Goldman Sachs Raises Gold Target to $3,300 as Central Banks Buy More

Goldman Sachs has raised its forecast for the gold price at the end of 2025, increasing the target from $3,100 to $3,300 per ounce. The bank’s revised outlook rests on two principal drivers that together are expected to support higher gold valuations over the medium term.

First, exchange-traded fund (ETF) demand for gold has been strengthening. Institutional and retail investors have been allocating more capital to gold ETFs, treating the metal as both an inflation hedge and a portfolio diversifier. Goldman Sachs expects this ETF inflow to continue, supported by a forecast of lower interest rates: the Federal Reserve is widely expected to begin cutting rates later this year and again in 2026. Lower real yields typically reduce the opportunity cost of holding non-yielding assets like gold, making the metal more attractive and driving further ETF purchases.

Second, central bank buying remains a consistent and growing source of demand. Central banks—particularly in China and across several Asian economies—have steadily increased their gold reserves in recent years as a way to diversify foreign-exchange holdings and bolster balance-sheet resilience. This strategic accumulation has created a baseline of structural demand that can absorb shocks and sustain prices even when other investor flows become volatile.

At present, spot gold is trading around $3,060.70 per ounce, reflecting a roughly 36% gain over the past 12 months. That performance has been driven by the combination of macroeconomic uncertainty, supportive investor flows, and ongoing central bank purchases. Market watchers note that geopolitical developments will continue to move prices in the short term—for example, a peace settlement in the Russia-Ukraine conflict could prompt some investors to trim positions and generate transient selling pressure.

However, Goldman Sachs interprets such potential pullbacks—whether triggered by a diplomatic breakthrough or by sharp equity market sell-offs—as buying opportunities. The bank’s view is that dips caused by temporary risk-on sentiment or profit-taking should be seen as chances to add exposure to gold, given the persistent structural drivers underlying demand.

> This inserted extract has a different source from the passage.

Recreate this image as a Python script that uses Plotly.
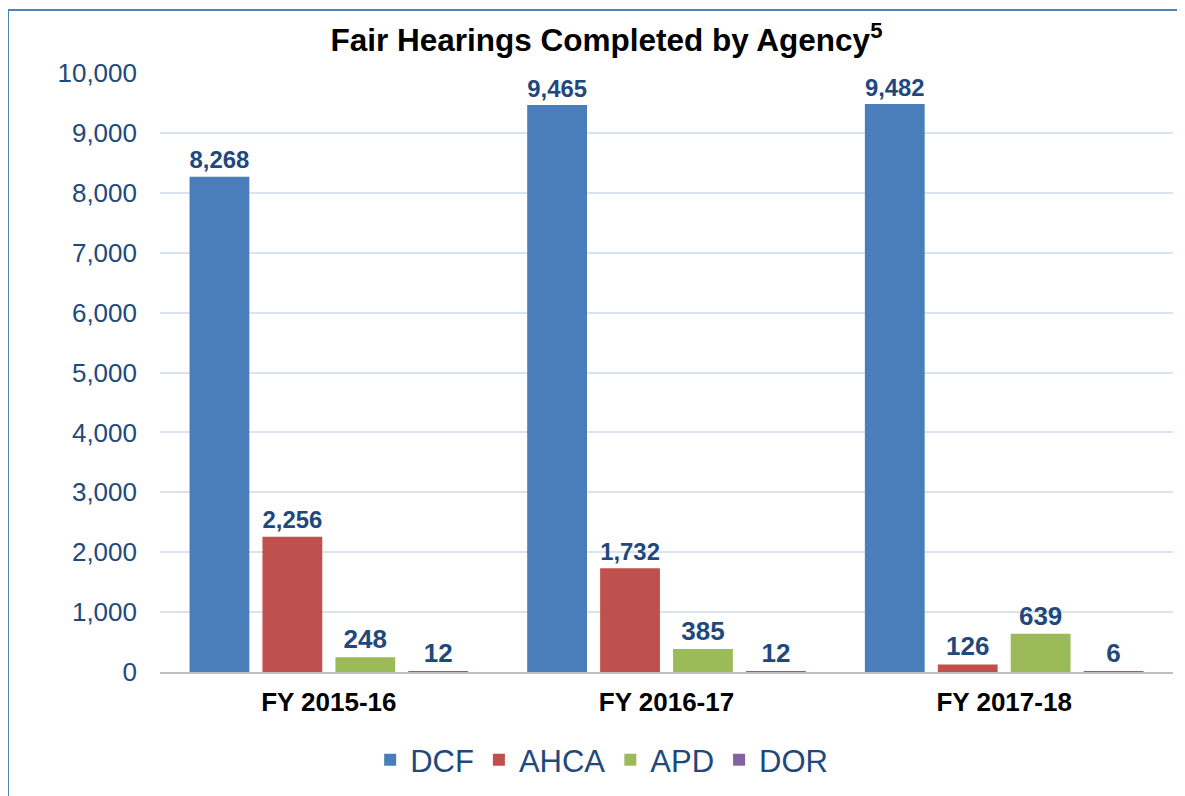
import plotly.graph_objects as go

# ---------------------------------------
# DATA
# ---------------------------------------
years = ["FY 2015-16", "FY 2016-17", "FY 2017-18"]
agencies = ["DCF", "AHCA", "APD", "DOR"]
dcf = [8268, 9465, 9482]
ahca = [2256, 1732, 126]
apd = [248, 385, 639]
dor = [12, 12, 6]

colors = {
    "DCF": "#4a7ebb",
    "AHCA": "#c0504d",
    "APD": "#9bbb59",
    "DOR": "#8064a2",
}
label_color = "#1f497d"
font_family = "Liberation Sans, Arial, sans-serif"

fig = go.Figure()

for name, vals in zip(agencies, [dcf, ahca, apd, dor]):
    fig.add_trace(go.Bar(
        x=years,
        y=vals,
        name=name,
        marker=dict(color=colors[name], line=dict(width=0)),
        texttemplate="<b>%{y:,}</b>",
        textposition="outside",
        textfont=dict(size=26, color=label_color, family=font_family),
        cliponaxis=False,
    ))

# outer frame of the chart
fig.add_shape(
    type="rect", xref="paper", yref="paper",
    x0=-0.15, x1=1.2, y0=-0.5, y1=1.105,
    line=dict(color="#4f81bd", width=2),
    fillcolor="rgba(0,0,0,0)",
    layer="below",
)

# page has an 8px body margin, so margins are shifted to compensate
fig.update_layout(
    width=1185,
    height=796,
    margin=dict(l=152, r=20, t=65, b=132),
    plot_bgcolor="white",
    paper_bgcolor="white",
    font=dict(family=font_family, color=label_color),
    title=dict(
        text="<b>Fair Hearings Completed by Agency<sup>5</sup></b>",
        x=0.505, xref="container", xanchor="center",
        y=0.96, yref="container", yanchor="middle",
        font=dict(size=31.5, color="black", family=font_family),
    ),
    barmode="group",
    bargap=0.136,
    bargroupgap=0.18,
    showlegend=True,
    legend=dict(
        orientation="h",
        x=0.436, xanchor="center",
        y=-0.147, yanchor="middle",
        font=dict(size=31, color=label_color, family=font_family),
        traceorder="normal",
    ),
    xaxis=dict(
        showgrid=False,
        showline=True,
        linecolor="#bfbfbf",
        linewidth=2,
        ticks="",
        tickfont=dict(size=26, color="black", family=font_family),
        ticklabelstandoff=6,
        tickprefix="<b>",
        ticksuffix="</b>",
    ),
    yaxis=dict(
        range=[0, 10000],
        dtick=1000,
        tickformat=",",
        showgrid=True,
        gridcolor="#dae3f0",
        gridwidth=2,
        zeroline=False,
        showline=False,
        ticks="",
        tickfont=dict(size=26, color=label_color, family=font_family),
        ticklabelstandoff=22,
    ),
)

fig.write_html("out.html")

In summary, Goldman Sachs’ upward revision to $3,300 per ounce for end-2025 reflects continued ETF inflows supported by an expected easing of monetary policy and ongoing central bank purchases, especially in Asia. While short-term volatility may arise from geopolitical or market events, the investment bank believes these episodes will likely create entry points for investors seeking long-term exposure to gold.